Kinematic models of mineral grain behavior during deformation have been provided by G. B. Jeffery's study of rigid ellipsoids in a viscous fluid and A. March's analysis of deformable rods and plates. In this paper, a more general kinematic model is presented which is applicable to arbitrarily shaped grains.

The simple premise of a constant linear relationship between the angular velocity of a mineral grain and the macroscopic strain rate of its surrounding material leads to the linear model. A further premise involving certain kinematic properties of the volume of deforming material displaced by an embedded mineral grain leads to a special form of the linear model called the displacement model; this model provides specific equations describing the motion of an individual mineral grain of arbitrary shape.

The displacement model coincides with Jeffery's and March's models in the special cases of ellipsoids and of ideally slender needles or ideally thin plates, respectively. In addition, the displacement model is in good agreement with experimental measurements of the motions of rigid bodies of various shapes suspended in a slowly flowing viscous fluid.

Using the displacement model for a particular class of grain shapes, it is possible to compute the preferred orientation diagrams resulting from an arbitrarily given strain history. Several sequences of such diagrams are presented showing the development of preferred orientation for different shapes and strains. These diagrams have the property that they depend not only upon the grain shape, but also upon the strain history.
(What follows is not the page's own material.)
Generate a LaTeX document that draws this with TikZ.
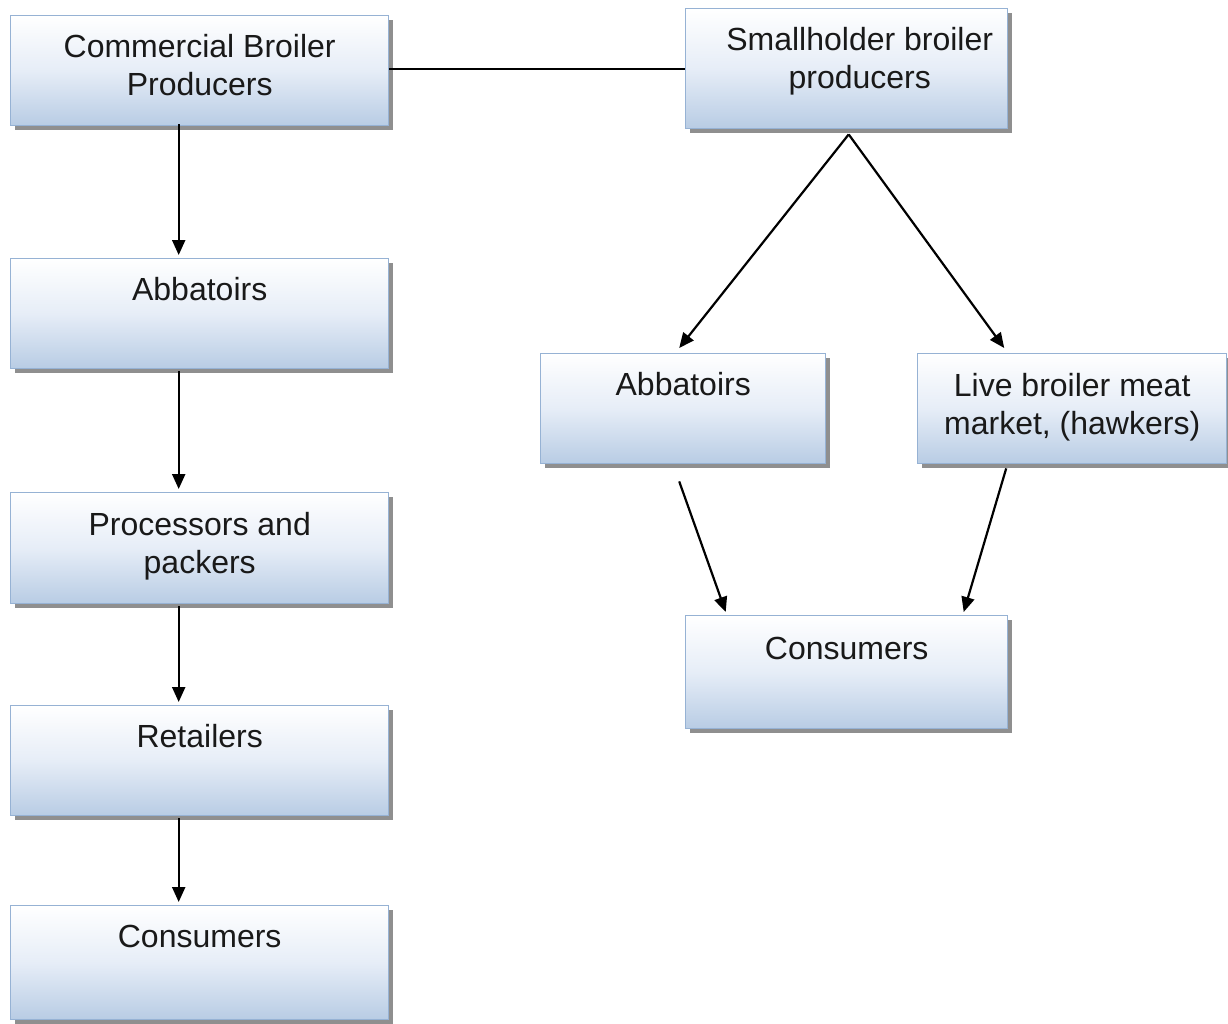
\documentclass[tikz,border=0pt]{standalone}
\usepackage{fontspec}
\setmainfont{Liberation Sans}
\usetikzlibrary{arrows.meta,shadows}
\definecolor{bordc}{RGB}{150,178,212}
\definecolor{boxbot}{RGB}{184,204,228}
\definecolor{boxmid}{RGB}{230,237,247}
\definecolor{txtc}{RGB}{25,25,25}
\tikzset{
  box/.style={draw=bordc, line width=1.4pt, inner sep=0pt, anchor=north west,
    top color=white, bottom color=boxbot, middle color=boxmid,
    drop shadow={shadow xshift=4pt, shadow yshift=-4pt, fill=black!55, opacity=0.8}},
  txt/.style={inner sep=0pt, anchor=base, text=txtc,
    font=\fontsize{32}{38}\selectfont},
  arr/.style={draw=black, line width=2.2pt, -{Triangle[length=15pt,width=13pt]}},
  link/.style={draw=black, line width=2.2pt}
}
\begin{document}
\begin{tikzpicture}[x=1pt,y=1pt]
\useasboundingbox (0,0) rectangle (1228,-1023);
% left column
\node[box, minimum width=378pt, minimum height=110pt] (cbp) at (10,-15) {};
\node[box, minimum width=378pt, minimum height=110pt] (abl) at (10,-258) {};
\node[box, minimum width=378pt, minimum height=111pt] (proc) at (10,-492) {};
\node[box, minimum width=378pt, minimum height=110pt] (ret) at (10,-705) {};
\node[box, minimum width=378pt, minimum height=114pt] (conl) at (10,-905) {};
% right side
\node[box, minimum width=322pt, minimum height=120pt] (sbp) at (685,-8) {};
\node[box, minimum width=285pt, minimum height=110pt] (abr) at (540,-353) {};
\node[box, minimum width=309pt, minimum height=110pt] (live) at (917,-353) {};
\node[box, minimum width=322pt, minimum height=113pt] (conr) at (685,-615) {};
% texts
\node[txt] (tcbp) at ([yshift=-42pt]cbp.north) {\parbox[t]{378pt}{\centering Commercial Broiler\\Producers}};
\node[txt] (tabl) at ([yshift=-42pt]abl.north) {\parbox[t]{378pt}{\centering Abbatoirs}};
\node[txt] (tproc) at ([yshift=-43pt]proc.north) {\parbox[t]{378pt}{\centering Processors and\\packers}};
\node[txt] (tret) at ([yshift=-42pt]ret.north) {\parbox[t]{378pt}{\centering Retailers}};
\node[txt] (tconl) at ([yshift=-42pt]conl.north) {\parbox[t]{378pt}{\centering Consumers}};
\node[txt] (tsbp) at ([xshift=13pt,yshift=-42pt]sbp.north) {\parbox[t]{322pt}{\centering Smallholder broiler\\producers}};
\node[txt] (tabr) at ([yshift=-42pt]abr.north) {\parbox[t]{285pt}{\centering Abbatoirs}};
\node[txt] (tlive) at ([yshift=-43pt]live.north) {\parbox[t]{309pt}{\centering Live broiler meat\\market, (hawkers)}};
\node[txt] (tconr) at ([yshift=-44pt]conr.north) {\parbox[t]{322pt}{\centering Consumers}};
% connectors
\draw[link] (sbp.west -| cbp.east) -- (sbp.west);
\draw[arr] ([xshift=-21pt,yshift=2pt]cbp.south) -- ([xshift=-21pt,yshift=3pt]abl.north);
\draw[arr] ([xshift=-21pt,yshift=-2pt]abl.south) -- ([xshift=-21pt,yshift=3pt]proc.north);
\draw[arr] ([xshift=-21pt,yshift=-2pt]proc.south) -- ([xshift=-21pt,yshift=3pt]ret.north);
\draw[arr] ([xshift=-21pt,yshift=-2pt]ret.south) -- ([xshift=-21pt,yshift=3pt]conl.north);
\draw[arr] ([xshift=2pt,yshift=-5pt]sbp.south) -- ([xshift=-4pt,yshift=5pt]abr.north);
\draw[arr] ([xshift=2pt,yshift=-5pt]sbp.south) -- ([xshift=-68pt,yshift=5pt]live.north);
\draw[arr] ([xshift=-4pt,yshift=-17pt]abr.south) -- ([xshift=-121pt,yshift=3pt]conr.north);
\draw[arr] ([xshift=-66pt,yshift=-4pt]live.south) -- ([xshift=117pt,yshift=3pt]conr.north);
\end{tikzpicture}
\end{document}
This is in contrast to March's solutions, which depend solely upon the finite strain ellipsoid and are otherwise independent of the strain history.

The specific properties of the preferred orientations produced by the displacement model can be tested against observations of naturally occurring mineral orientations. In order to be significant, however, such observations will require simultaneous measurements of both grain shapes and grain orientations, a task which has apparently been attempted only by W. A. Duffield. His results are reviewed and are shown to be in agreement with the displacement model in the area studied.